My group of friends likes to go out, have a few drinks, and bust out a few dance moves every now and then. There are pros and cons to situations like this. The pro is that it always presents you with an opportunity to meet new interesting people. The con is that these new people might not be the kind that you are really interested in meeting, aka creepy men who think it's ok to sneak up behind you and start dancing while you are completely unaware of their presence.

Now, here's where telepathy would play a key role in the lives of females across the globe...

The guy dancing behind you is normally one of two options... 

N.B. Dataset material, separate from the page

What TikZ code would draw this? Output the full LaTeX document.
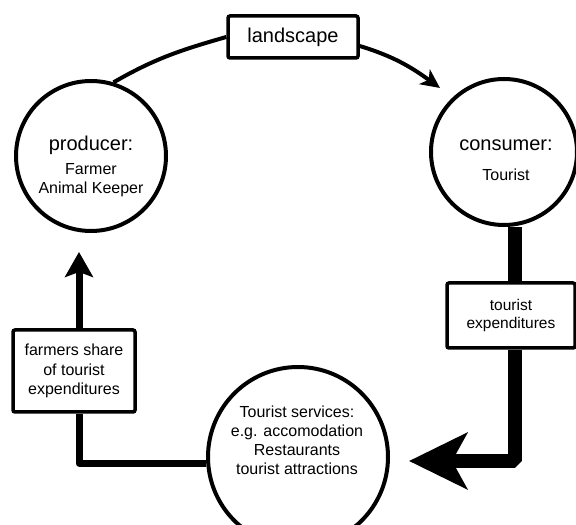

1) He is a cute med student who rarely gets a chance to go out and cut loose, since his main focus is studying up on the craft of saving human lives, and has a weird but endearing obsession with dance songs from the early 90's including Snap's "I've Got The Power"
... or ... 
2) He's a 36 year old bachelor who still lives in his mothers basement, plays halo 15 hours out of the day and had a little too much liquid courage for the evening.

Now, if I had telepathy and one of my girls was in this situation with guy #1, I would think to myself, "Yeaaaaa, that's my girl. Get it, get it, just don't go overkill on the Michael Jackson grabs." And with guy #2, I would just shoot her a quick mind message saying,  "S.O.S.", and we would race to the bathroom, claiming her bladder is two thirds the size of an average adult's.

Telepathy would be completely useful in my daily life.

But given the choice, we all know I would obviously go with the invisible flying wheelchair. Which actually, is more of an instrument, than a super power.



  1. Oh my goodness. You really ARE a goober!

    I flap my arms in my flying dreams. How can I get my hands on one of those wheelchairs?

  2. If you can find a way to get into my subconscious, I'll probably sell you mine for a reasonable price. Unfortunately, I'm so broke that I've taken to selling many of my valuables, so I'm sure my fantasy vehicle is the next to go.